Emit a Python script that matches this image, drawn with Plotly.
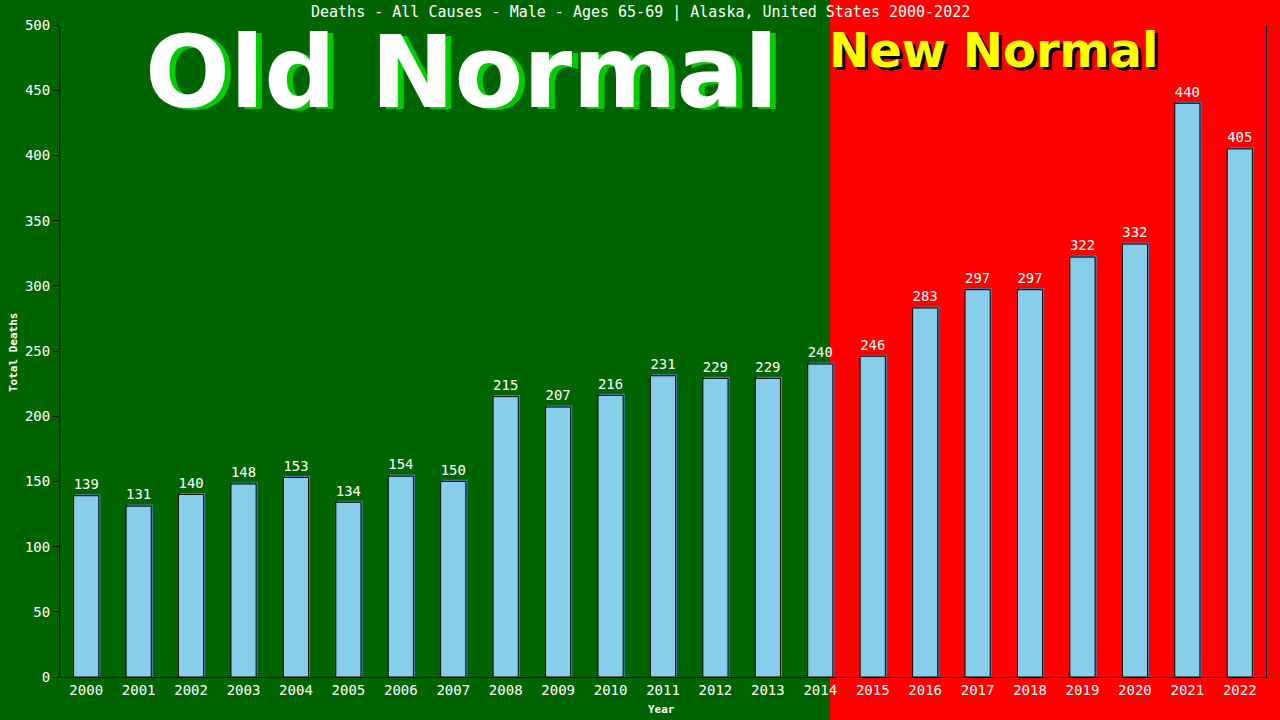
import plotly.graph_objects as go

years = [str(y) for y in range(2000, 2023)]
deaths = [139, 131, 140, 148, 153, 134, 154, 150, 215, 207, 216, 231, 229, 229,
          240, 246, 283, 297, 297, 322, 332, 440, 405]
title_text = "Deaths - All Causes - Male - Ages 65-69 | Alaska, United States 2000-2022"

W, H = 1280, 720
L, R, T, B = 60, 14, 25, 43
pw, ph = W - L - R, H - T - B

def px(xp):
    return (xp - L) / pw

def py(yp):
    return (H - B - yp) / ph

mono = "DejaVu Sans Mono"
bw = 0.48

fig = go.Figure()
# shadow bars
fig.add_trace(go.Bar(
    x=years, y=[d + 1.2 for d in deaths], width=bw, offset=-bw / 2 + 0.03,
    marker=dict(color="#4682B4", line=dict(width=0)),
    hoverinfo="skip", showlegend=False,
))
fig.add_trace(go.Bar(
    x=years, y=deaths, width=bw, offset=-bw / 2,
    marker=dict(color="#87CEEB", line=dict(color="black", width=1)),
    text=[str(d) for d in deaths], textposition="outside",
    textfont=dict(family=mono, size=15, color="white"),
    cliponaxis=False, showlegend=False,
))

split = px(830)
fig.add_shape(type="rect", xref="paper", yref="paper",
              x0=px(-5), x1=split, y0=py(725), y1=py(-5),
              fillcolor="#006400", line=dict(width=0), layer="below")

annotations = [
    dict(text="Old Normal", x=px(461), y=py(72),
         font=dict(family="DejaVu Sans", size=100, color="white", weight="bold",
                   shadow="6px 2px 0px #00cc00")),
    dict(text="New Normal", x=px(993), y=py(50),
         font=dict(family="DejaVu Sans", size=48, color="#ffff00", weight="bold",
                   shadow="3px 3px 0px black")),
    dict(text=title_text, x=px(640), y=py(12),
         font=dict(family=mono, size=15, color="white")),
    dict(text="Total Deaths", x=px(13), y=py(352), textangle=-90,
         font=dict(family=mono, size=11, color="white", weight="bold")),
    dict(text="Year", x=px(661), y=py(709),
         font=dict(family=mono, size=11, color="white", weight="bold")),
]
for a in annotations:
    a.update(xref="paper", yref="paper", showarrow=False,
             xanchor="center", yanchor="middle")

fig.update_layout(
    width=W, height=H,
    margin=dict(l=L, r=R, t=T, b=B),
    paper_bgcolor="#ff0000", plot_bgcolor="rgba(0,0,0,0)",
    barmode="overlay",
    annotations=annotations,
    showlegend=False,
)
fig.update_xaxes(
    type="category", range=[-0.5, 22.5], showgrid=False, zeroline=False,
    showline=True, linecolor="black", linewidth=1, ticks="",
    tickfont=dict(family=mono, size=14, color="white"),
)
fig.update_yaxes(
    range=[0, 500], dtick=50, showgrid=False, zeroline=False,
    showline=True, linecolor="black", linewidth=1, mirror=True,
    ticks="outside", ticklen=6, tickcolor="black",
    tickfont=dict(family=mono, size=14, color="white"),
)

fig.write_html("out.html", config={"displayModeBar": False},
               post_script="document.body.style.margin='0';document.body.style.overflow='hidden';")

----------------

• _Required work_:
Please transcribe the material above exactly as written. Leave the pictures out.

• _Solution to this problem_:
Emit a Python script that matches this image, drawn with Plotly.
import plotly.graph_objects as go

years = [str(y) for y in range(2000, 2023)]
deaths = [139, 131, 140, 148, 153, 134, 154, 150, 215, 207, 216, 231, 229, 229,
          240, 246, 283, 297, 297, 322, 332, 440, 405]
title_text = "Deaths - All Causes - Male - Ages 65-69 | Alaska, United States 2000-2022"

W, H = 1280, 720
L, R, T, B = 60, 14, 25, 43
pw, ph = W - L - R, H - T - B

def px(xp):
    return (xp - L) / pw

def py(yp):
    return (H - B - yp) / ph

mono = "DejaVu Sans Mono"
bw = 0.48

fig = go.Figure()
# shadow bars
fig.add_trace(go.Bar(
    x=years, y=[d + 1.2 for d in deaths], width=bw, offset=-bw / 2 + 0.03,
    marker=dict(color="#4682B4", line=dict(width=0)),
    hoverinfo="skip", showlegend=False,
))
fig.add_trace(go.Bar(
    x=years, y=deaths, width=bw, offset=-bw / 2,
    marker=dict(color="#87CEEB", line=dict(color="black", width=1)),
    text=[str(d) for d in deaths], textposition="outside",
    textfont=dict(family=mono, size=15, color="white"),
    cliponaxis=False, showlegend=False,
))

split = px(830)
fig.add_shape(type="rect", xref="paper", yref="paper",
              x0=px(-5), x1=split, y0=py(725), y1=py(-5),
              fillcolor="#006400", line=dict(width=0), layer="below")

annotations = [
    dict(text="Old Normal", x=px(461), y=py(72),
         font=dict(family="DejaVu Sans", size=100, color="white", weight="bold",
                   shadow="6px 2px 0px #00cc00")),
    dict(text="New Normal", x=px(993), y=py(50),
         font=dict(family="DejaVu Sans", size=48, color="#ffff00", weight="bold",
                   shadow="3px 3px 0px black")),
    dict(text=title_text, x=px(640), y=py(12),
         font=dict(family=mono, size=15, color="white")),
    dict(text="Total Deaths", x=px(13), y=py(352), textangle=-90,
         font=dict(family=mono, size=11, color="white", weight="bold")),
    dict(text="Year", x=px(661), y=py(709),
         font=dict(family=mono, size=11, color="white", weight="bold")),
]
for a in annotations:
    a.update(xref="paper", yref="paper", showarrow=False,
             xanchor="center", yanchor="middle")

fig.update_layout(
    width=W, height=H,
    margin=dict(l=L, r=R, t=T, b=B),
    paper_bgcolor="#ff0000", plot_bgcolor="rgba(0,0,0,0)",
    barmode="overlay",
    annotations=annotations,
    showlegend=False,
)
fig.update_xaxes(
    type="category", range=[-0.5, 22.5], showgrid=False, zeroline=False,
    showline=True, linecolor="black", linewidth=1, ticks="",
    tickfont=dict(family=mono, size=14, color="white"),
)
fig.update_yaxes(
    range=[0, 500], dtick=50, showgrid=False, zeroline=False,
    showline=True, linecolor="black", linewidth=1, mirror=True,
    ticks="outside", ticklen=6, tickcolor="black",
    tickfont=dict(family=mono, size=14, color="white"),
)

fig.write_html("out.html", config={"displayModeBar": False},
               post_script="document.body.style.margin='0';document.body.style.overflow='hidden';")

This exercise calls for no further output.